Maddy se marchó del trabajo en uno de los coches de la cadena, pues Jack se había llevado el suyo y al chófer. Se alegró de estar sola. Así tendría ocasión de pensar en Bill y fantasear con él. Tras estacionar en el aparcamiento del centro comercial, entró en una tienda para comprar papel de regalo, lazos y celo.

El local estaba a tope: mujeres con niños llorosos, hombres indecisos sobre lo que debían comprar y los compradores que solían llenar los centros comerciales en los días previos a las fiestas. No era de extrañar que hubiera más gente que nunca.
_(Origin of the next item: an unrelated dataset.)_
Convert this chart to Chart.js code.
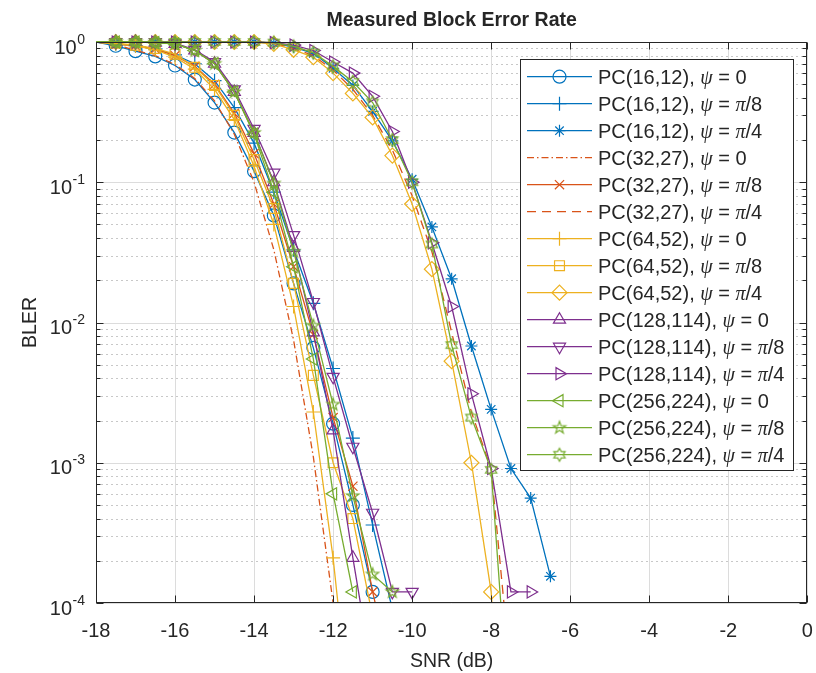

En la puerta de la juguetería adyacente había una cola que llegaba hasta el aparcamiento, pues en el interior tenían un Papá Noel. Ese solo hecho animó a Maddy. Era el espíritu navideño, que había llegado a ella súbitamente, gracias a Bill.
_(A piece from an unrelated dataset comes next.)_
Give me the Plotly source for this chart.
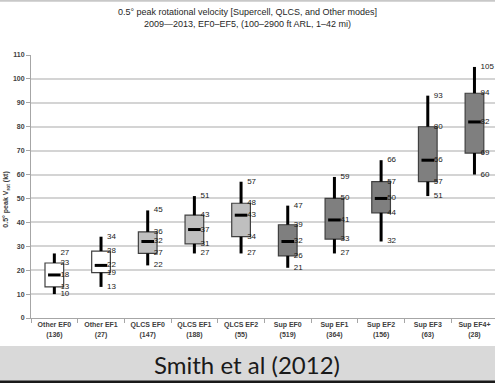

Tenía una docena de rollos de papel rojo en los brazos y un carro lleno de perfumes, lazos, pequeños Papá Noel de chocolate y adornos navideños, cuando oyó un extraño sonido procedente de arriba. Fue tan fuerte que Maddy se estremeció y, al mirar a su alrededor, comprobó que los demás clientes también estaban perplejos. Al ensordecedor bum, siguió un sonido semejante al de una catarata o un torrente de agua. Maddy no podía oír a nadie. La música se detuvo, sonaron gritos, las luces de todo el centro comercial se apagaron, y antes de que tuviera tiempo de asustarse o abrir la boca, vio que el techo se hundía y caía sobre ella. El mundo se fundió instantáneamente con la oscuridad, y todo lo que la rodeaba desapareció.